The analysis of the data set reveals insightful trends and characteristics about patient population and hospital admissions. Patient age range spans from 18 to 85 years, with a median and mean age close to 52 years, indicating a well-distributed age profile across young, middle-aged, and elderly patients. This diversity in age groups underscores the need for a wide range of medical services and specialized care to cater to the varied health needs of different age groups. Additionally, admissions data show a near-even split between genders, suggesting that healthcare services are accessed equally by both male and female patients. In terms of medical conditions, the average billing amounts vary slightly across different diagnoses such as Arthritis, Asthma, Cancer, Diabetes, Hypertension, and Obesity, but not significantly, pointing towards a consistent billing policy.

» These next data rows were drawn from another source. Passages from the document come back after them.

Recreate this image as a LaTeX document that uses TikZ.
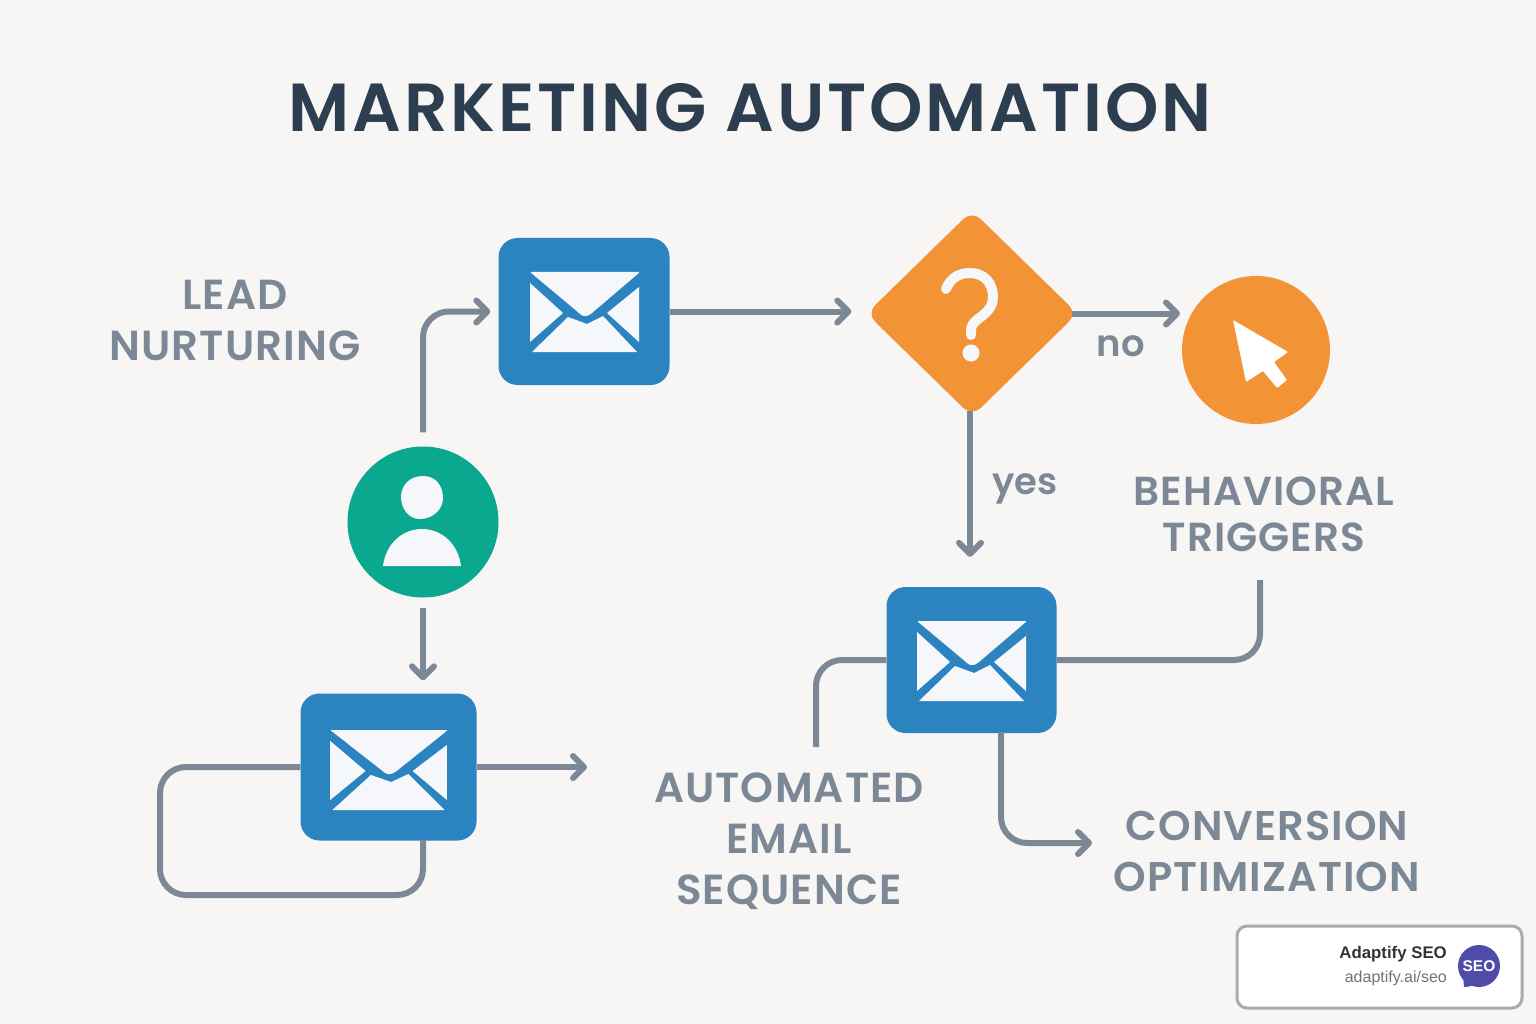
\documentclass[tikz,border=0pt]{standalone}
\usepackage{fontspec}
\setmainfont{Poppins}
\newfontfamily\titlefont[UprightFont={* SemiBold},LetterSpace=4.2]{Poppins}
\newfontfamily\labelfont[UprightFont={* SemiBold},LetterSpace=2.6]{Poppins}
\newfontfamily\plainfont[UprightFont={* SemiBold}]{Poppins}
\newfontfamily\badgefont{Liberation Sans}
\usetikzlibrary{arrows.meta,shapes.geometric}
\definecolor{bgc}{HTML}{F7F6F4}
\definecolor{inkc}{HTML}{2C3E50}
\definecolor{linec}{HTML}{7C8896}
\definecolor{bluec}{HTML}{2B84C0}
\definecolor{orangec}{HTML}{F29336}
\definecolor{greenc}{HTML}{0AA88F}
\definecolor{envc}{HTML}{F5F7FA}
\definecolor{seoc}{HTML}{4F4BA8}
\tikzset{
  x=1pt,y=-1pt,
  conn/.style={draw=linec,line width=6pt,rounded corners=26pt},
  tip/.style={-{Straight Barb[length=11pt,width=22pt,line width=6pt,round]}},
  mailbox/.style={rectangle,fill=bluec,rounded corners=19pt,inner sep=0pt},
  lab/.style={font=\labelfont\fontsize{42}{51}\selectfont,text=linec,align=center,inner sep=0pt},
  small/.style={font=\plainfont\fontsize{37}{40}\selectfont,text=linec,inner sep=0pt},
  env/.pic={
    \fill[envc,rounded corners=1pt] (-54,-39) -- (56,-39) -- (8,2) .. controls (3,6) and (-1,6) .. (-5,2) -- cycle;
    \fill[envc] (-54,-28) -- (-21,2) -- (-54,31) -- cycle;
    \fill[envc] (55,-24) -- (23,2) -- (55,31) -- cycle;
    \fill[envc] (-52,41) -- (-16,6) -- (3,13) -- (19,5) -- (53,41) -- cycle;
  }
}
\begin{document}
\begin{tikzpicture}
\useasboundingbox (0,0) rectangle (1536,1024);
\fill[bgc] (0,0) rectangle (1536,1024);

\node[font=\titlefont\fontsize{68}{80}\selectfont,text=inkc,inner sep=0pt] (title) at (750,108) {MARKETING AUTOMATION};

% shapes
\node[mailbox,minimum width=171pt,minimum height=147pt] (mailA) at (584,311.5) {};
\node[mailbox,minimum width=170pt,minimum height=146pt] (mailB) at (971.5,660) {};
\node[mailbox,minimum width=176pt,minimum height=147pt] (mailC) at (388.5,767) {};
\node[shape=diamond,aspect=1,fill=orangec,rounded corners=12pt,inner sep=0pt,minimum width=211pt,minimum height=206pt] (choice) at (972,313.5) {};
\node[circle,fill=orangec,inner sep=0pt,minimum size=148pt] (click) at (1256,350) {};
\node[circle,fill=greenc,inner sep=0pt,minimum size=151pt] (person) at (423,522) {};

% envelope glyphs
\pic at (584,311) {env};
\pic at (971,660) {env};
\pic[xscale=1.07] at (388,769) {env};

% question mark
\draw[envc,line width=10pt,line cap=round] (946,289) .. controls (951,277) and (960,273) .. (970,273) .. controls (984,273) and (993,283) .. (993,297) .. controls (993,308) and (985,314) .. (978,319) .. controls (973,323) and (971,326) .. (971,331) -- (971,335);
\fill[envc] (971,353) circle (8.5);

% cursor
\fill[white,rounded corners=1pt] (1233,320) -- (1288,352) -- (1274,362) -- (1287,380) -- (1277,388) -- (1263,371) -- (1246,382) -- cycle;

% person glyph
\fill[envc] (423,476) .. controls (436,476) and (443,486) .. (443,498) .. controls (443,510) and (432,519) .. (420,519) .. controls (408,519) and (401,508) .. (401,497) .. controls (401,485) and (410,476) .. (423,476) -- cycle;
\fill[envc] (383,566) .. controls (386,543) and (403,529) .. (422,529) .. controls (441,529) and (458,543) .. (461,566) -- cycle;

% free ends
\coordinate (endNo) at (1180,313);
\coordinate (endOut) at (587,767);
\coordinate (endH) at (816,747);
\coordinate (endI) at (1260,580);
\coordinate (endJ) at (1092,843);

% connectors
\draw[conn,tip,shorten <=14pt,shorten >=8pt] (person.north) -- (person.north |- mailA.west) -- (mailA.west);
\draw[conn,tip,shorten >=15pt] (mailA.east) -- (mailA.east -| choice.west);
\draw[conn,tip,shorten <=-6pt] (choice.east) -- (endNo |- choice.east);
\draw[conn,tip,shorten <=-6pt,shorten >=30pt] ([xshift=-2pt]choice.south) -- ([xshift=-2pt]choice.south |- mailB.north);
\draw[conn,tip,shorten <=10pt,shorten >=13pt] (person.south) -- (person.south |- mailC.north);
\draw[conn] (mailC.west) -- (160,767) -- (160,895) -- (423,895) -- (423,840);
\draw[conn,tip] (mailC.east) -- (endOut);
\draw[conn] (mailB.west) -- (endH |- mailB.west) -- (endH);
\draw[conn] (mailB.east) -- (endI |- mailB.east) -- (endI);
\draw[conn,tip] (1001,732) -- (1001,843) -- (endJ);

% labels
\node[lab] (lead) at (235,320) {LEAD\\NURTURING};
\node[lab,font=\labelfont\fontsize{40.5}{46}\selectfont] (behav) at (1264,514) {BEHAVIORAL\\TRIGGERS};
\node[lab] (auto) at (789,841) {AUTOMATED\\EMAIL\\SEQUENCE};
\node[lab,font=\labelfont\fontsize{41.5}{51}\selectfont] (conv) at (1267,851) {CONVERSION\\OPTIMIZATION};
\node[small] (yes) at (1025,489) {yes};
\node[small] (no) at (1121,346) {no};

% badge
\draw[draw=black!33,line width=3pt,fill=white,rounded corners=10pt] (1237,926) rectangle (1522,1008);
\node[anchor=east,inner sep=0pt,font=\badgefont\bfseries\fontsize{16.8}{20}\selectfont,text=black!80] (bt) at (1447,954) {Adaptify SEO};
\node[anchor=east,inner sep=0pt,font=\badgefont\fontsize{16}{20}\selectfont,text=black!55] (bu) at (1447,978) {adaptify.ai/seo};
\fill[seoc] (1479,966) circle (21);
\fill[seoc] (1463,975) -- (1464,987) .. controls (1470,987) and (1476,985) .. (1482,980) -- cycle;
\node[inner sep=0pt,font=\badgefont\bfseries\fontsize{15.5}{18}\selectfont,text=white] (bs) at (1479,966) {SEO};
\end{tikzpicture}
\end{document}
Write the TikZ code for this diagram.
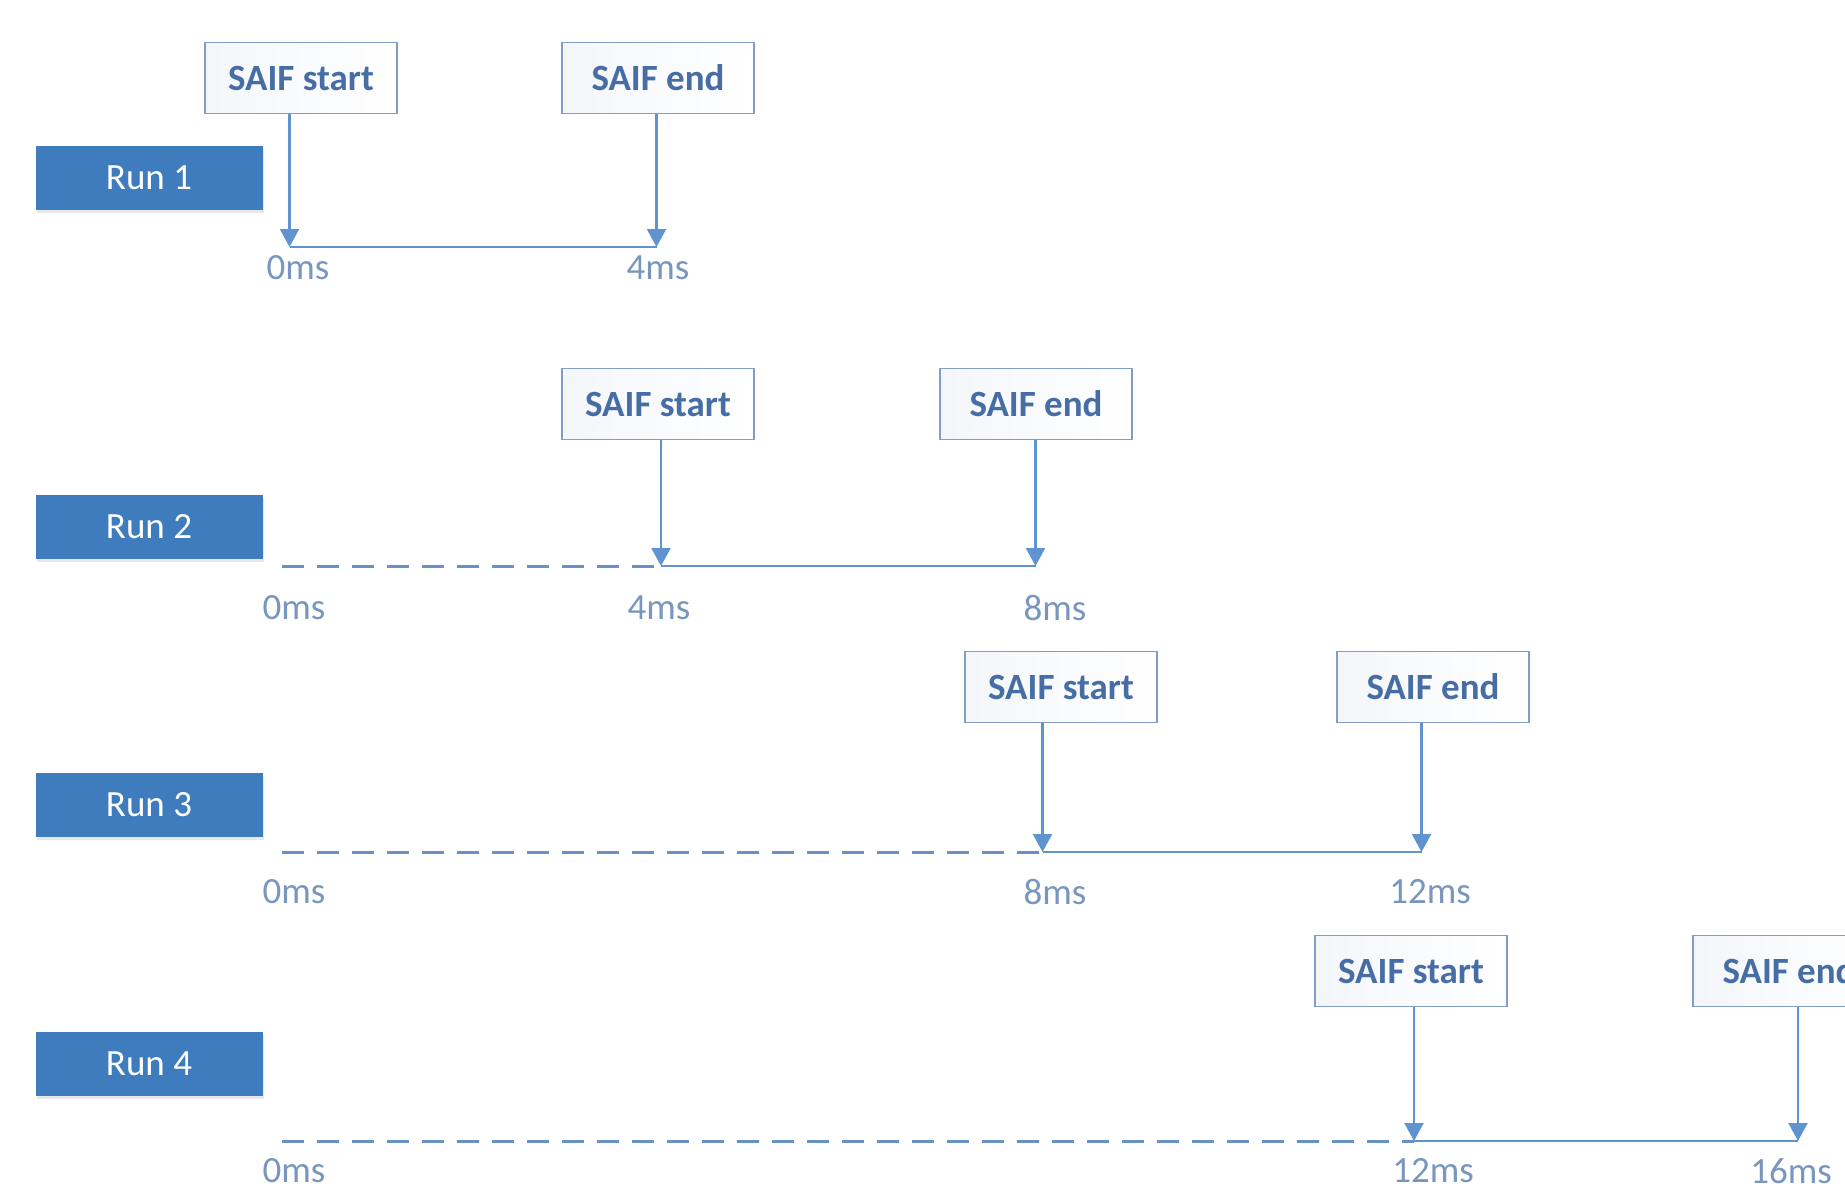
\documentclass[tikz,border=0pt]{standalone}
\usepackage{fontspec}
\setmainfont{Carlito}
\usetikzlibrary{arrows.meta,shadows}
\definecolor{runblue}{RGB}{62,124,190}
\definecolor{lineblue}{RGB}{96,148,208}
\definecolor{dashblue}{RGB}{105,145,195}
\definecolor{saifedge}{RGB}{128,158,200}
\definecolor{saiftext}{RGB}{70,110,165}
\definecolor{labeltext}{RGB}{120,150,190}
\begin{document}
\begin{tikzpicture}[x=0.5pt,y=-0.5pt,
  runbox/.style={rectangle, fill=runblue, text=white, inner sep=0pt,
    minimum width=113.5pt, minimum height=32pt,
    font=\fontsize{18.5}{20}\selectfont,
    drop shadow={opacity=0.18, shadow xshift=0.6pt, shadow yshift=-1.6pt}},
  saifbox/.style={rectangle, draw=saifedge, line width=0.9pt, inner sep=0pt,
    left color=saifedge!9, right color=white, text=saiftext,
    minimum width=96pt, minimum height=35.5pt,
    font=\bfseries\fontsize{18.5}{20}\selectfont},
  timelabel/.style={text=labeltext, font=\fontsize{18.5}{20}\selectfont},
  marker/.style={draw=lineblue, line width=1.1pt, -{Triangle[width=9.5pt,length=9pt]}},
  axisline/.style={draw=lineblue, line width=1.3pt},
  before/.style={draw=dashblue, line width=1.5pt, dash pattern=on 11pt off 6.5pt}]
\clip (0,0) rectangle (1845,1190);
\fill[white] (0,0) rectangle (1845,1190);

% ---- Run 1 ----
\node[runbox] (run1) at (149,178) {Run 1};
\node[saifbox] (s1) at (301,78) {SAIF start};
\node[saifbox] (e1) at (658,78) {SAIF end};
\coordinate (t1a) at (289.5,247);
\coordinate (t1b) at (656.5,247);
\draw[axisline] (t1a) -- (t1b);
\draw[marker] (s1.south -| t1a) -- (t1a);
\draw[marker] (e1.south -| t1b) -- (t1b);
\node[timelabel] (l1a) at (298,268) {0ms};
\node[timelabel] (l1b) at (658,268) {4ms};

% ---- Run 2 ----
\node[runbox] (run2) at (149,527) {Run 2};
\node[saifbox] (s2) at (658,404) {SAIF start};
\node[saifbox] (e2) at (1036,404) {SAIF end};
\coordinate (z2) at (282,566);
\coordinate (t2a) at (661,566);
\coordinate (t2b) at (1035.5,566);
\draw[before] (z2) -- (t2a);
\draw[axisline] (t2a) -- (t2b);
\draw[marker] (s2.south -| t2a) -- (t2a);
\draw[marker] (e2.south -| t2b) -- (t2b);
\node[timelabel] (l2z) at (294,608) {0ms};
\node[timelabel] (l2a) at (659,608) {4ms};
\node[timelabel] (l2b) at (1055,608) {8ms};

% ---- Run 3 ----
\node[runbox] (run3) at (149,805) {Run 3};
\node[saifbox] (s3) at (1061,687) {SAIF start};
\node[saifbox] (e3) at (1433,687) {SAIF end};
\coordinate (z3) at (282,852);
\coordinate (t3a) at (1042.5,852);
\coordinate (t3b) at (1421.5,852);
\draw[before] (z3) -- (t3a);
\draw[axisline] (t3a) -- (t3b);
\draw[marker] (s3.south -| t3a) -- (t3a);
\draw[marker] (e3.south -| t3b) -- (t3b);
\node[timelabel] (l3z) at (294,892) {0ms};
\node[timelabel] (l3a) at (1055,892) {8ms};
\node[timelabel] (l3b) at (1430,892) {12ms};

% ---- Run 4 ----
\node[runbox] (run4) at (149,1064) {Run 4};
\node[saifbox] (s4) at (1411,971) {SAIF start};
\node[saifbox] (e4) at (1789,971) {SAIF end};
\coordinate (z4) at (282,1141);
\coordinate (t4a) at (1414,1141);
\coordinate (t4b) at (1798,1141);
\draw[before] (z4) -- (t4a);
\draw[axisline] (t4a) -- (t4b);
\draw[marker] (s4.south -| t4a) -- (t4a);
\draw[marker] (e4.south -| t4b) -- (t4b);
\node[timelabel] (l4z) at (294,1171) {0ms};
\node[timelabel] (l4a) at (1433,1171) {12ms};
\node[timelabel] (l4b) at (1791,1171) {16ms};
\end{tikzpicture}
\end{document}
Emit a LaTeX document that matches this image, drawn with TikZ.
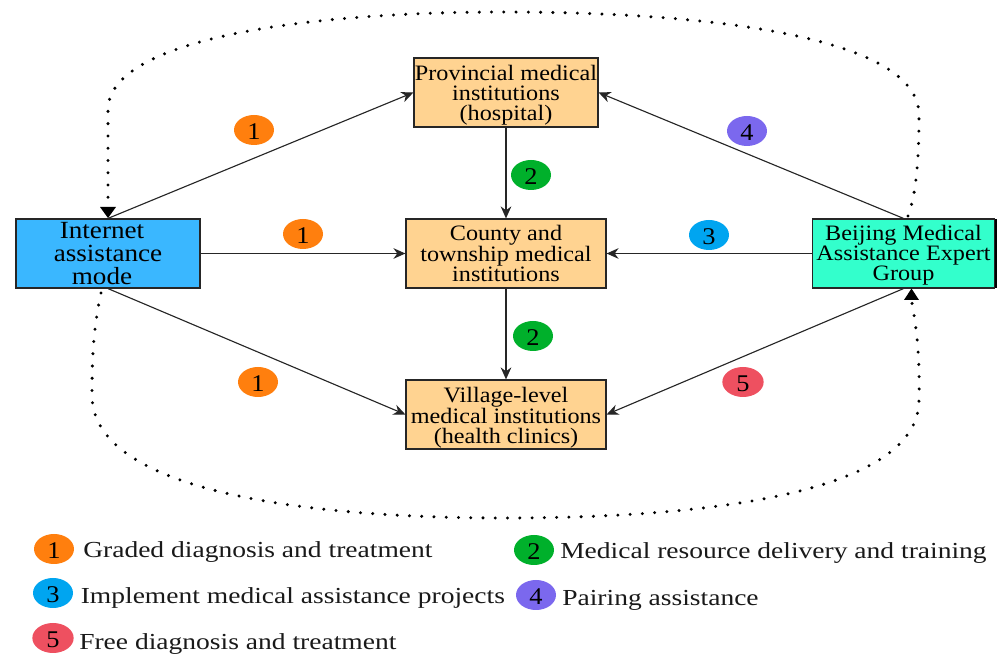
\documentclass[tikz,border=0pt]{standalone}
\usepackage{fontspec}
\setmainfont[FakeStretch=1.1]{Liberation Serif}
\newfontfamily\legendfont[FakeStretch=1.2]{Liberation Serif}
\usetikzlibrary{arrows.meta,shapes.geometric}
\definecolor{boxorange}{HTML}{FFD391}
\definecolor{boxblue}{HTML}{3AB7FF}
\definecolor{boxteal}{HTML}{33FFCC}
\definecolor{mkorange}{HTML}{FF7F0E}
\definecolor{mkgreen}{HTML}{00B02B}
\definecolor{mkblue}{HTML}{00A5F0}
\definecolor{mkpurple}{HTML}{7B68EE}
\definecolor{mkred}{HTML}{EE5060}
\definecolor{linegray}{HTML}{262626}
\newcommand{\lowerby}[1]{\rule{0pt}{#1}}
\tikzset{
  x=0.75pt,y=-0.75pt,
  boxstyle/.style={draw=linegray,line width=0.9pt,rectangle,inner sep=0pt,align=center,
    font=\fontsize{16.5}{15}\selectfont},
  conn/.style={draw=linegray,line width=0.85pt,-{Stealth[length=9pt,width=8pt]}},
  dotline/.style={draw=black,line width=2.5pt,line cap=round,dash pattern=on 0pt off 9.2pt},
  dottip/.style={draw=none,fill=black},
  mark oval/.style={ellipse,minimum width=30pt,minimum height=22.5pt,inner sep=0pt,
    font=\fontsize{18}{18}\selectfont,execute at begin node={\lowerby{14.5pt}}},
  legtext/.style={anchor=west,inner sep=0pt,font=\legendfont\fontsize{17.2}{17}\selectfont,text=black!90}
}
\begin{document}
\begin{tikzpicture}
\useasboundingbox (0,0) rectangle (1001,655);
% boxes
\node[boxstyle,fill=boxorange,minimum width=138pt,minimum height=51.75pt] (prov) at (506,92.5) {\lowerby{16pt}Provincial medical\\institutions\\(hospital)};
\node[boxstyle,fill=boxorange,minimum width=150pt,minimum height=51.75pt] (county) at (506,253.5) {County and\\township medical\\institutions};
\node[boxstyle,fill=boxorange,minimum width=150pt,minimum height=51.75pt] (village) at (506,414.5) {\lowerby{16pt}Village-level\\medical institutions\\(health clinics)};
\node[boxstyle,fill=boxblue,minimum width=138pt,minimum height=51.75pt,font=\fontsize{18.5}{17}\selectfont] (internet) at (108,253.5) {Internet\hspace*{9pt}\\assistance\hspace*{9pt}\\mode\hspace*{9pt}};
\node[boxstyle,fill=boxteal,minimum width=137pt,minimum height=51.75pt] (beijing) at (903.5,253.5) {\lowerby{14pt}Beijing Medical\\Assistance Expert\\Group};
% connectors
\draw[conn] (internet.north) -- (prov.west);
\draw[conn] (internet.east) -- (county.west);
\draw[conn] (internet.south) -- (village.west);
\draw[conn] (prov.south) -- (county.north);
\draw[conn] (county.south) -- (village.north);
\draw[conn] (beijing.north) -- (prov.east);
\draw[conn] (beijing.west) -- (county.east);
\draw[conn] (beijing.south) -- (village.east);
% dotted loops
\coordinate (topstart) at (908,216);
\coordinate (topend) at (108,208);
\coordinate (botstart) at (101,293);
\coordinate (botend) at (912,303);
\draw[dotline] (topstart) .. controls (916,195) and (919,160) .. (919,115)
  .. controls (919,35) and (700,12) .. (505,12)
  .. controls (300,12) and (108,40) .. (108,110)
  -- (topend);
\fill[dottip] (100,207) -- (116,207) -- (108,218) -- cycle;
\draw[dotline] (botstart) .. controls (93,330) and (92,360) .. (92,395)
  .. controls (92,490) and (300,518) .. (505,518)
  .. controls (720,518) and (919,490) .. (919,400)
  .. controls (920,360) and (917,330) .. (botend);
\fill[dottip] (904,300) -- (919,300) -- (911.5,288.5) -- cycle;
% markers on connectors
\node[mark oval,fill=mkorange] (m1a) at (254,130) {1};
\node[mark oval,fill=mkorange] (m1b) at (303,234) {1};
\node[mark oval,fill=mkorange] (m1c) at (258,382) {1};
\node[mark oval,fill=mkgreen] (m2a) at (531,175) {2};
\node[mark oval,fill=mkgreen] (m2b) at (533,336) {2};
\node[mark oval,fill=mkpurple] (m4) at (747,131) {4};
\node[mark oval,fill=mkblue] (m3) at (709,235) {3};
\node[mark oval,fill=mkred,minimum width=31pt] (m5) at (743,382) {5};
% legend
\node[mark oval,fill=mkorange] (l1) at (54,549) {1};
\node[mark oval,fill=mkgreen] (l2) at (534,550) {2};
\node[mark oval,fill=mkblue] (l3) at (53,593) {3};
\node[mark oval,fill=mkpurple] (l4) at (536,595) {4};
\node[mark oval,fill=mkred,minimum width=31pt] (l5) at (53,638) {5};
\node[legtext] (t1) at (83,552) {Graded diagnosis and treatment};
\node[legtext] (t2) at (560,553) {Medical resource delivery and training};
\node[legtext] (t3) at (80.5,598) {Implement medical assistance projects};
\node[legtext] (t4) at (562,600) {Pairing assistance};
\node[legtext] (t5) at (79,644) {Free diagnosis and treatment};
% right edge band of the Beijing box
\fill[black] (995,219) rectangle (997,288);
\end{tikzpicture}
\end{document}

The financial aspect of healthcare services was examined through the billing amounts and length of stay associated with various medical conditions and admission types. The skewness of the billing amount distribution is remarkably low (0.0127), indicating a symmetrical distribution with no significant outliers, which suggests a consistent and equitable billing practice. This is crucial for maintaining trust and transparency with patients and their families. Furthermore, the average length of stay for patients, regardless of the admission type (Elective, Emergency, or Urgent), hovers around 15.5 days, suggesting effective and efficient patient care and hospital resource utilization. This consistency in length of stay, irrespective of the urgency of admission, demonstrates hospital’s commitment to providing timely and quality care to all patients.